The 56 signers of the Declaration did not sign on July 4, 1776, nor were they in the same room at the same time on the original Independence Day. The official signing event took place on August 2, 1776 when 50 men signed the document. Several months passed before all 56 signatures were in place. The last man to sign, Thomas McKean, did so in January of 1777, seven months after the document was approved by Congress. Robert R. Livingston, one of the five original drafters, never signed it at all since he believed it was too soon to declare independence.
Unlike the U.S. Constitution, which makes no reference to God, the Declaration has three references to a deity or “Creator.”

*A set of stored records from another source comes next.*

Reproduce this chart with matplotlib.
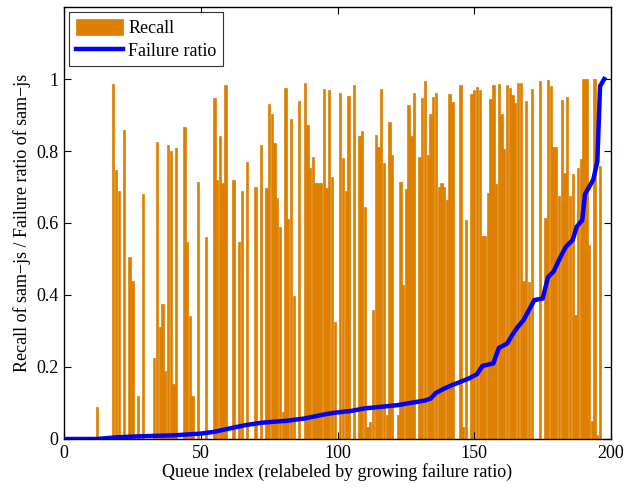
import matplotlib
matplotlib.use("Agg")
import matplotlib.pyplot as plt
import numpy as np

# recall per queue, index 0..196
recall = [
    0, 0, 0, 0, 0, 0, 0, 0, 0, 0,                                  # 0-9
    0, 0, 0.09, 0, 0, 0, 0, 0, 0.985, 0.747,                       # 10-19
    0.689, 0, 0.858, 0, 0.506, 0.44, 0, 0.12, 0, 0.68,             # 20-29
    0, 0, 0, 0.226, 0.824, 0.31, 0.375, 0.19, 0.816, 0.80,         # 30-39
    0.152, 0.808, 0, 0, 0.866, 0.548, 0.342, 0.12, 0, 0.713,       # 40-49
    0, 0, 0.562, 0, 0, 0.946, 0.72, 0.843, 0.71, 0.983,            # 50-59
    0, 0, 0.72, 0, 0.546, 0.689, 0, 0.77, 0, 0,                    # 60-69
    0.701, 0, 0.816, 0, 0.698, 0.93, 0.902, 0.821, 0.67, 0.59,     # 70-79
    0.076, 0.975, 0.61, 0.889, 0.397, 0, 0.938, 0, 0.989, 0.871,   # 80-89
    0.754, 0.782, 0.71, 0.71, 0.71, 0.973, 0.696, 0.97, 0.727, 0.326,  # 90-99
    0, 0.96, 0.781, 0.689, 0.953, 0, 0.982, 0, 0.842, 0.856,       # 100-109
    0.645, 0.034, 0.048, 0.358, 0.844, 0.81, 0.971, 0.766, 0.067, 0.88,  # 110-119
    0.789, 0, 0.067, 0.713, 0.428, 0.695, 0.928, 0.843, 0.96, 0,   # 120-129
    0.784, 0.948, 0.994, 0.789, 0.902, 0.95, 0.96, 0.70, 0.71, 0.70,  # 130-139
    0.664, 0.957, 0.937, 0, 0, 0.983, 0.034, 0.608, 0, 0.957,      # 140-149
    0.969, 0.977, 0.969, 0.564, 0.564, 0.682, 0.944, 0.983, 0.707, 0.986,  # 150-159
    0.902, 0.806, 0.983, 0.974, 0.956, 0.932, 0.99, 0.99, 0.44, 0.94,  # 160-169
    0.435, 0.972, 0, 0, 0.994, 0, 0.613, 0.997, 0.981, 0.81,       # 170-179
    0.81, 0.675, 0.942, 0.74, 0.951, 0.675, 0.736, 0.344, 0.752, 0.779,  # 180-189
    0.999, 0.999, 0.54, 0.05, 0.999, 0.01, 0.758,                  # 190-196
]

# failure ratio curve
fail_x = [0, 12, 20, 30, 40, 50, 55, 61, 66, 72, 82, 88, 95, 99, 105, 110,
          122, 132, 134, 136, 139, 142, 148, 151, 153, 157, 159, 162, 164,
          166, 168, 170.5, 172, 175, 177, 179, 181.5, 183.5, 186, 187.5,
          189.5, 190.5, 192, 193.5, 195, 196, 197.5]
fail_y = [0, 0, 0.005, 0.008, 0.01, 0.015, 0.02, 0.03, 0.038, 0.045, 0.051,
          0.057, 0.068, 0.073, 0.078, 0.085, 0.094, 0.107, 0.112, 0.128,
          0.14, 0.15, 0.168, 0.18, 0.203, 0.21, 0.253, 0.265, 0.29, 0.312,
          0.33, 0.365, 0.386, 0.39, 0.45, 0.465, 0.505, 0.534, 0.553, 0.59,
          0.608, 0.68, 0.70, 0.72, 0.77, 0.98, 1.0]

xticks = [0, 50, 100, 150, 200]
yticks = [0, 0.2, 0.4, 0.6, 0.8, 1]
ytick_labels = ["0", "0.2", "0.4", "0.6", "0.8", "1"]

plt.rcParams["font.family"] = ["Liberation Serif", "DejaVu Serif"]
plt.rcParams["font.size"] = 13

fig = plt.figure(figsize=(6.25, 4.87), dpi=100)
ax = fig.add_axes([0.1024, 0.0986, 0.8752, 0.887])

idx = np.arange(len(recall))
bars = ax.bar(idx, recall, width=0.85, color="#df7f00", edgecolor="#df7f00",
              linewidth=0.5, label="Recall")
line, = ax.plot(fail_x, fail_y, color="#0000ff", linewidth=3.2,
                label="Failure ratio")

ax.set_xlim(0, 200)
ax.set_ylim(0, 1.2)
ax.set_xticks(xticks)
ax.set_yticks(yticks)
ax.set_yticklabels(ytick_labels)
ax.tick_params(direction="in", top=True, right=True, length=5, width=0.8,
               labelsize=13, pad=4)
for s in ax.spines.values():
    s.set_linewidth(1.0)

ax.set_xlabel("Queue index (relabeled by growing failure ratio)", fontsize=13,
              labelpad=1)
ax.set_ylabel("Recall of sam\u2212js / Failure ratio of sam\u2212js", fontsize=13,
              labelpad=4)

leg = ax.legend([bars, line], ["Recall", "Failure ratio"], loc="upper left",
                fontsize=13, frameon=True, fancybox=False, edgecolor="black",
                borderpad=0.35, labelspacing=0.25, handlelength=2.6,
                handleheight=1.0, handletextpad=0.3, borderaxespad=0.3)
leg.get_frame().set_linewidth(0.8)

fig.savefig("out.png", dpi=100)
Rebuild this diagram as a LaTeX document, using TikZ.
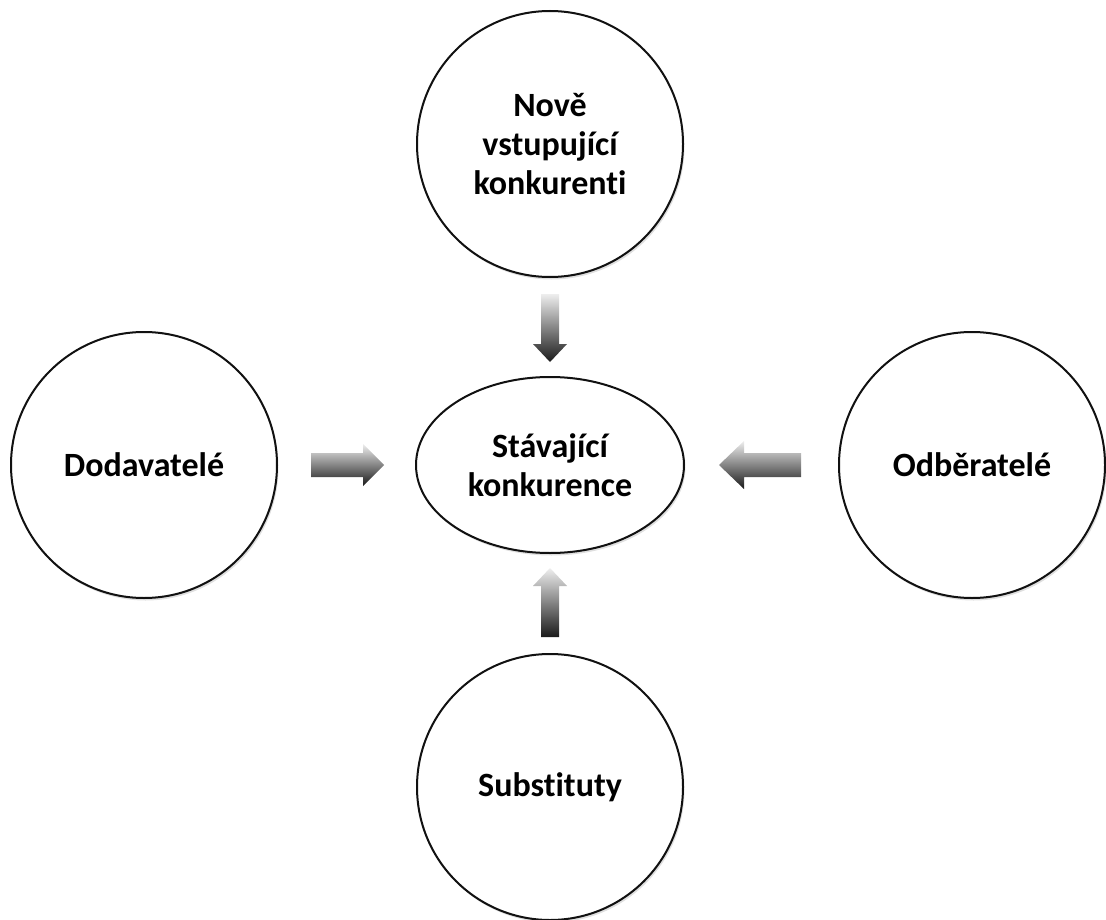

If one sentence captures the quintessential idea of America, surely it the famous assertion, “We hold these truths to be self-evident, that all men are created equal, that they are endowed by their Creator with certain unalienable Rights, that among these are Life, Liberty, and the pursuit of Happiness.” Almost every word of this remarkable sentence is dripping with deep meaning and strikingly relevant in our present day.
The United States of America began with the conviction that a nation should be founded upon truth. Not simply values or preferences, but upon truths. Self-evident truths that were true, are true, and will remain true no matter the time, the place, or the culture.
So on this Independence Day I’m thankful for this land. I’m thankful for the big drops of biblical truth which seeped into the blood stream of Thomas Jefferson and shaped our Founding Fathers. I’m thankful for God-given rights and hard-fought liberty.
I’m thankful for our imperfect ideals, and potential.
And I’m thankful for the idea of America.